Shares of the Big Three American car companies fell Monday after the automakers' March sales reports showed declining passenger car sales.
Shares of Ford finished the day over 1 percent lower after the company reported a year-over-year sales decline of 7.2 percent. Despite market trends shifting toward SUVs, Ford crossover deliveries fell 2 percent for March. Car sales, in the face of steep market headwinds, took a 24.2 percent dive. Ford, though, got a boost by 10 percent growth in the F-Series line of pickups, one of its most profitable products.

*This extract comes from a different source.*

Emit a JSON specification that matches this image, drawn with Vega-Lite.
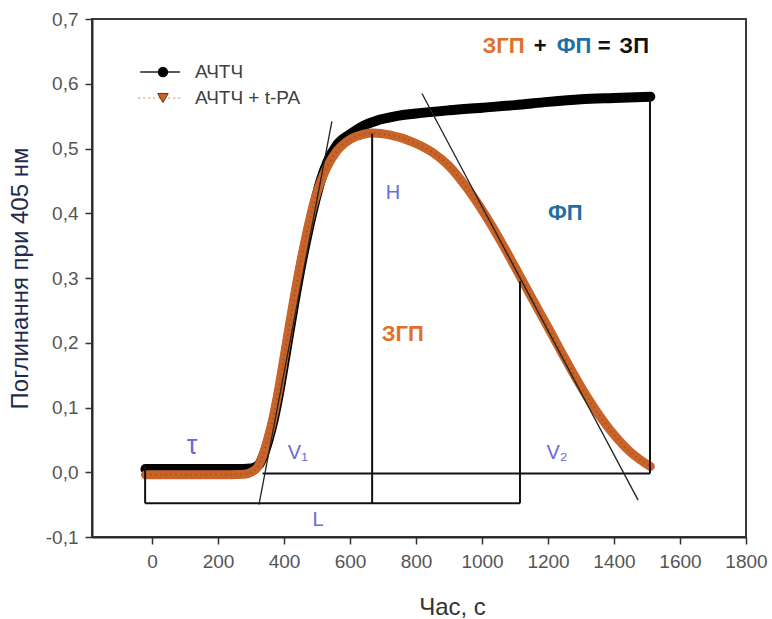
{
  "$schema": "https://vega.github.io/schema/vega-lite/v6.json",
  "width": 654,
  "height": 518,
  "autosize": {"type": "none"},
  "padding": {"left": 92, "top": 19, "right": 26, "bottom": 82},
  "background": "white",
  "config": {
    "font": "Liberation Sans",
    "view": {"stroke": "#3a3a3a", "strokeWidth": 2},
    "axis": {
      "grid": false,
      "domainColor": "#2a2a2a",
      "domainWidth": 2,
      "tickColor": "#333333",
      "tickWidth": 1.5,
      "tickSize": 7,
      "labelColor": "#555555",
      "labelFont": "Liberation Sans",
      "labelFontSize": 19,
      "labelFlush": false,
      "labelOverlap": false,
      "titleFont": "Liberation Sans",
      "titleFontWeight": "normal"
    }
  },
  "datasets": {
    "curves": [
      {"series": "АЧТЧ", "x": -20, "y": 0.005},
      {"series": "АЧТЧ", "x": 50, "y": 0.005},
      {"series": "АЧТЧ", "x": 150, "y": 0.005},
      {"series": "АЧТЧ", "x": 250, "y": 0.005},
      {"series": "АЧТЧ", "x": 300, "y": 0.006},
      {"series": "АЧТЧ", "x": 324, "y": 0.012},
      {"series": "АЧТЧ", "x": 339, "y": 0.028},
      {"series": "АЧТЧ", "x": 354, "y": 0.052},
      {"series": "АЧТЧ", "x": 369, "y": 0.082},
      {"series": "АЧТЧ", "x": 384, "y": 0.12},
      {"series": "АЧТЧ", "x": 399, "y": 0.164},
      {"series": "АЧТЧ", "x": 414, "y": 0.21},
      {"series": "АЧТЧ", "x": 432, "y": 0.264},
      {"series": "АЧТЧ", "x": 452, "y": 0.32},
      {"series": "АЧТЧ", "x": 473, "y": 0.372},
      {"series": "АЧТЧ", "x": 494, "y": 0.418},
      {"series": "АЧТЧ", "x": 512, "y": 0.452},
      {"series": "АЧТЧ", "x": 532, "y": 0.48},
      {"series": "АЧТЧ", "x": 560, "y": 0.505},
      {"series": "АЧТЧ", "x": 600, "y": 0.522},
      {"series": "АЧТЧ", "x": 640, "y": 0.535},
      {"series": "АЧТЧ", "x": 680, "y": 0.543},
      {"series": "АЧТЧ", "x": 740, "y": 0.55},
      {"series": "АЧТЧ", "x": 800, "y": 0.554},
      {"series": "АЧТЧ", "x": 900, "y": 0.559},
      {"series": "АЧТЧ", "x": 1000, "y": 0.563},
      {"series": "АЧТЧ", "x": 1100, "y": 0.567},
      {"series": "АЧТЧ", "x": 1200, "y": 0.572},
      {"series": "АЧТЧ", "x": 1300, "y": 0.576},
      {"series": "АЧТЧ", "x": 1400, "y": 0.578},
      {"series": "АЧТЧ", "x": 1510, "y": 0.58},
      {"series": "АЧТЧ + t-PA", "x": -20, "y": -0.004},
      {"series": "АЧТЧ + t-PA", "x": 100, "y": -0.004},
      {"series": "АЧТЧ + t-PA", "x": 200, "y": -0.004},
      {"series": "АЧТЧ + t-PA", "x": 280, "y": -0.003},
      {"series": "АЧТЧ + t-PA", "x": 300, "y": 0.0},
      {"series": "АЧТЧ + t-PA", "x": 320, "y": 0.008},
      {"series": "АЧТЧ + t-PA", "x": 335, "y": 0.025},
      {"series": "АЧТЧ + t-PA", "x": 350, "y": 0.05},
      {"series": "АЧТЧ + t-PA", "x": 365, "y": 0.08},
      {"series": "АЧТЧ + t-PA", "x": 380, "y": 0.118},
      {"series": "АЧТЧ + t-PA", "x": 395, "y": 0.162},
      {"series": "АЧТЧ + t-PA", "x": 410, "y": 0.208},
      {"series": "АЧТЧ + t-PA", "x": 428, "y": 0.262},
      {"series": "АЧТЧ + t-PA", "x": 448, "y": 0.318},
      {"series": "АЧТЧ + t-PA", "x": 469, "y": 0.37},
      {"series": "АЧТЧ + t-PA", "x": 490, "y": 0.415},
      {"series": "АЧТЧ + t-PA", "x": 510, "y": 0.447},
      {"series": "АЧТЧ + t-PA", "x": 530, "y": 0.471},
      {"series": "АЧТЧ + t-PA", "x": 560, "y": 0.496},
      {"series": "АЧТЧ + t-PA", "x": 600, "y": 0.514},
      {"series": "АЧТЧ + t-PA", "x": 640, "y": 0.522},
      {"series": "АЧТЧ + t-PA", "x": 670, "y": 0.524},
      {"series": "АЧТЧ + t-PA", "x": 720, "y": 0.521},
      {"series": "АЧТЧ + t-PA", "x": 790, "y": 0.51},
      {"series": "АЧТЧ + t-PA", "x": 850, "y": 0.494},
      {"series": "АЧТЧ + t-PA", "x": 900, "y": 0.473},
      {"series": "АЧТЧ + t-PA", "x": 950, "y": 0.442},
      {"series": "АЧТЧ + t-PA", "x": 1000, "y": 0.405},
      {"series": "АЧТЧ + t-PA", "x": 1050, "y": 0.363},
      {"series": "АЧТЧ + t-PA", "x": 1100, "y": 0.317},
      {"series": "АЧТЧ + t-PA", "x": 1150, "y": 0.27},
      {"series": "АЧТЧ + t-PA", "x": 1200, "y": 0.224},
      {"series": "АЧТЧ + t-PA", "x": 1250, "y": 0.177},
      {"series": "АЧТЧ + t-PA", "x": 1300, "y": 0.132},
      {"series": "АЧТЧ + t-PA", "x": 1350, "y": 0.092},
      {"series": "АЧТЧ + t-PA", "x": 1400, "y": 0.058},
      {"series": "АЧТЧ + t-PA", "x": 1450, "y": 0.031},
      {"series": "АЧТЧ + t-PA", "x": 1480, "y": 0.019},
      {"series": "АЧТЧ + t-PA", "x": 1510, "y": 0.009}
    ],
    "frameLines": [
      {"x": -21, "y": -0.048, "x2": 1115, "y2": -0.048},
      {"x": -21, "y": -0.048, "x2": -21, "y2": 0.01},
      {"x": 667, "y": -0.048, "x2": 667, "y2": 0.523},
      {"x": 1115, "y": -0.048, "x2": 1115, "y2": 0.295},
      {"x": 335, "y": -0.002, "x2": 1509, "y2": -0.002},
      {"x": 1509, "y": -0.002, "x2": 1509, "y2": 0.58}
    ],
    "tangents": [
      {"x": 324, "y": -0.05, "x2": 545, "y2": 0.542},
      {"x": 818, "y": 0.585, "x2": 1473, "y2": -0.043}
    ],
    "notes": [
      {"group": "tau", "label": "τ", "x": 121, "y": 0.041},
      {"group": "param", "label": "V₁", "x": 442, "y": 0.029},
      {"group": "param", "label": "L", "x": 503, "y": -0.074},
      {"group": "param", "label": "H", "x": 730, "y": 0.432},
      {"group": "param", "label": "V₂", "x": 1227, "y": 0.029},
      {"group": "zgp", "label": "ЗГП", "x": 760, "y": 0.214},
      {"group": "zgp", "label": "ЗГП", "x": 1065, "y": 0.659},
      {"group": "fp", "label": "ФП", "x": 1252, "y": 0.4},
      {"group": "fp", "label": "ФП", "x": 1279, "y": 0.659},
      {"group": "zp", "label": "+", "x": 1176, "y": 0.659},
      {"group": "zp", "label": "=", "x": 1370, "y": 0.659},
      {"group": "zp", "label": "ЗП", "x": 1461, "y": 0.659}
    ],
    "legendLines": [
      {"series": "АЧТЧ", "x": -36, "y": 0.618},
      {"series": "АЧТЧ", "x": 85, "y": 0.618},
      {"series": "АЧТЧ + t-PA", "x": -42, "y": 0.578},
      {"series": "АЧТЧ + t-PA", "x": 94, "y": 0.578}
    ],
    "legendItems": [
      {"series": "АЧТЧ", "x": 33, "tx": 130, "y": 0.618},
      {"series": "АЧТЧ + t-PA", "x": 33, "tx": 130, "y": 0.578}
    ]
  },
  "encoding": {
    "x": {
      "field": "x",
      "type": "quantitative",
      "scale": {"domain": [-182, 1800], "nice": false, "zero": false},
      "axis": {
        "values": [0, 200, 400, 600, 800, 1000, 1200, 1400, 1600, 1800],
        "format": "d",
        "labelPadding": 8,
        "title": "Час, с",
        "titleFontSize": 24,
        "titleColor": "#333333",
        "titleX": 360,
        "titleY": 70,
        "titleBaseline": "middle"
      }
    },
    "y": {
      "field": "y",
      "type": "quantitative",
      "scale": {"domain": [-0.1, 0.7], "nice": false, "zero": false},
      "axis": {
        "values": [-0.1, 0, 0.1, 0.2, 0.3, 0.4, 0.5, 0.6, 0.7],
        "labelExpr": "replace(replace(format(datum.value, '.1f'), '.', ','), '−', '-')",
        "labelPadding": 7,
        "title": "Поглинання при 405 нм",
        "titleFontSize": 24,
        "titleColor": "#1f2b4d",
        "titleX": -72,
        "titleY": 259,
        "titleAngle": -90,
        "titleAlign": "center",
        "titleBaseline": "middle"
      }
    }
  },
  "layer": [
    {
      "data": {"name": "curves"},
      "transform": [{"filter": "datum.series === 'АЧТЧ'"}],
      "mark": {"type": "line", "color": "#000000", "strokeWidth": 10, "interpolate": "monotone", "strokeCap": "round"}
    },
    {
      "data": {"name": "curves"},
      "transform": [{"filter": "datum.series === 'АЧТЧ + t-PA'"}],
      "mark": {"type": "line", "color": "#c8642a", "strokeWidth": 9, "interpolate": "monotone", "strokeCap": "round"}
    },
    {
      "data": {"name": "curves"},
      "transform": [{"filter": "datum.series === 'АЧТЧ + t-PA'"}],
      "mark": {"type": "line", "color": "#6b2e0c", "strokeWidth": 2, "strokeDash": [1, 4], "opacity": 0.45, "interpolate": "monotone"}
    },
    {
      "data": {"name": "frameLines"},
      "mark": {"type": "rule", "color": "#111111", "strokeWidth": 2},
      "encoding": {"x2": {"field": "x2"}, "y2": {"field": "y2"}}
    },
    {
      "data": {"name": "tangents"},
      "mark": {"type": "rule", "color": "#222222", "strokeWidth": 1.3},
      "encoding": {"x2": {"field": "x2"}, "y2": {"field": "y2"}}
    },
    {
      "data": {"name": "notes"},
      "transform": [{"filter": "datum.group === 'param'"}],
      "mark": {"type": "text", "color": "#6a6ad8", "fontSize": 20, "align": "center", "baseline": "middle"},
      "encoding": {"text": {"field": "label"}}
    },
    {
      "data": {"name": "notes"},
      "transform": [{"filter": "datum.group === 'tau'"}],
      "mark": {"type": "text", "color": "#6a6ad8", "fontSize": 27, "align": "center", "baseline": "middle"},
      "encoding": {"text": {"field": "label"}}
    },
    {
      "data": {"name": "notes"},
      "transform": [{"filter": "datum.group === 'zgp'"}],
      "mark": {"type": "text", "color": "#e0702a", "fontSize": 22, "fontWeight": "bold", "align": "center", "baseline": "middle"},
      "encoding": {"text": {"field": "label"}}
    },
    {
      "data": {"name": "notes"},
      "transform": [{"filter": "datum.group === 'fp'"}],
      "mark": {"type": "text", "color": "#1d6fa5", "fontSize": 22, "fontWeight": "bold", "align": "center", "baseline": "middle"},
      "encoding": {"text": {"field": "label"}}
    },
    {
      "data": {"name": "notes"},
      "transform": [{"filter": "datum.group === 'zp'"}],
      "mark": {"type": "text", "color": "#111111", "fontSize": 22, "fontWeight": "bold", "align": "center", "baseline": "middle"},
      "encoding": {"text": {"field": "label"}}
    },
    {
      "data": {"name": "legendLines"},
      "transform": [{"filter": "datum.series === 'АЧТЧ'"}],
      "mark": {"type": "line", "color": "#222222", "strokeWidth": 1.5}
    },
    {
      "data": {"name": "legendLines"},
      "transform": [{"filter": "datum.series === 'АЧТЧ + t-PA'"}],
      "mark": {"type": "line", "color": "#e3b08c", "strokeWidth": 1.5, "strokeDash": [2, 3]}
    },
    {
      "data": {"name": "legendItems"},
      "transform": [{"filter": "datum.series === 'АЧТЧ'"}],
      "mark": {"type": "point", "shape": "circle", "filled": true, "color": "#000000", "size": 110, "opacity": 1}
    },
    {
      "data": {"name": "legendItems"},
      "transform": [{"filter": "datum.series === 'АЧТЧ + t-PA'"}],
      "mark": {"type": "point", "shape": "triangle-down", "filled": true, "color": "#c8642a", "stroke": "#6b2e0c", "strokeWidth": 1, "size": 110, "opacity": 1}
    },
    {
      "data": {"name": "legendItems"},
      "mark": {"type": "text", "color": "#404040", "fontSize": 19, "align": "left", "baseline": "middle"},
      "encoding": {"x": {"field": "tx", "type": "quantitative"}, "text": {"field": "series"}}
    }
  ]
}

"Our high-series Super Duty trucks and all-new F-150 Raptor drove double-digit F-Series sales gains in March, along with the strongest year-over-year increase in transaction prices of any truck manufacturer in the industry," Mark LaNeve, Ford vice president, U.S. marketing, sales and service, said in a release.
U.S.-listed shares of Fiat Chrysler Automobiles fared worse, closing over 4 percent lower on Monday after the company reported its sales figures. The Italian-American conglomerate sold 5 percent fewer vehicles in March than last year, with a 33 percent decline in Chrysler sales. Chrysler invested millions into the new Pacifica minivan, yet so far the van isn't outselling the Town & Country it replaced.
Jeep, typically Fiat Chrysler's most profitable and valuable division, reported sales that dropped 11 percent. This was despite strong market favorability toward SUVs, which make up the entire Jeep lineup.
Shares of General Motors closed 3 percent lower on Monday, despite growing sales and market share. While vehicle sales overall were up 1.9 percent, GM didn't indicate growth in the passenger car sector.
While the Silverado's chief competitor saw a 10 percent sales increase, Chevrolet's flagship pickup truck reported sales that "were essentially equal to a year ago," according to the release.